Reputation: 17
I'm trying to make a "alarm" for my classes and it does that when a certain hour comes it does something (in this case it just prints, and i will change that when the code works) and it repeats until next alarm.The problem here is that when i run the code 1 min before it prints it's time
, and then it reaches the alarm time and it still prints the same and not not yet
.
I want the code to keep running after the if statements. Here's the code:
from datetime import datetime
import time
now = datetime.now()
current_time = now.strftime("%H:%M")
today = now.strftime("%A")
cn = "22:14"
ing ="21:23"
day = {0:"Monday", 1:"Tuesday", 2:"Wednesday"

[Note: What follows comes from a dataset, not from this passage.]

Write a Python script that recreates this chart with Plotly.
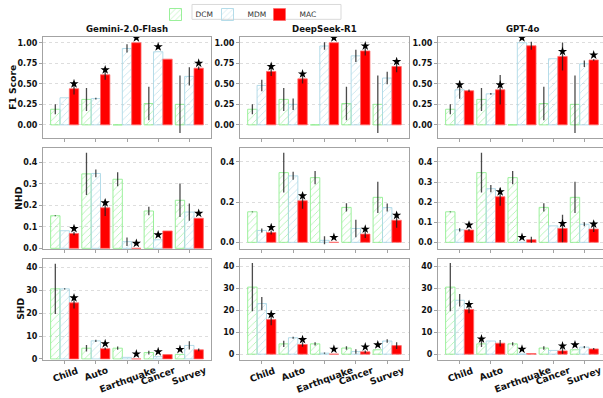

, 3:"Thursday", 4:"Friday", 5:"Saturday", 6:"Sunday"}
def mday():
if (today == day[0]) and (current_time == cn):
print("its time")
time.sleep(1)
mday()
else:
print("not yet")
time.sleep(1)
mday()
mday()
Upvotes: 0
Views: 173
Reputation: 2055
The main problem with your code (why it does not work at all), is that you do not update the values of the today
and current_time
variables. That you sleep for one second in each call to mday()
does not affect these variables. You need to update them right at the entry to mday
.
The second problem is that you have infinite recursion here. Infinite loops run forever, which is what you want, I guess. Infinite recursion, on the other hand, simply uses up the stack, and crashes you application. You would need to convert the recursive function mday
to one with an infinite loop. To do that, place all the if
statement from inside mday
inside a forever loop: (while True:
), and
also remove the two recursive calls from the end of the branches. You can also take the sleep
calls out of the if
- remove one of them, and place the other after the the content of the else
block:
from datetime import datetime
import time
cn = "22:14"
ing ="21:23"
day = {
0:"Monday",
1:"Tuesday",
2:"Wednesday",
3:"Thursday",
4:"Friday",
5:"Saturday",
6:"Sunday"
}
def mday():
while True:
# Update current time values
now = datetime.now()
current_time = now.strftime("%H:%M")
today = now.strftime("%A")
# Print alarm/no-alarm message
if (today == day[0]) and (current_time == cn):
print("its time")
else:
print("not yet")
time.sleep(1)
mday()
There are many ways this code can be optimized, but the above will produce roughly the result you want.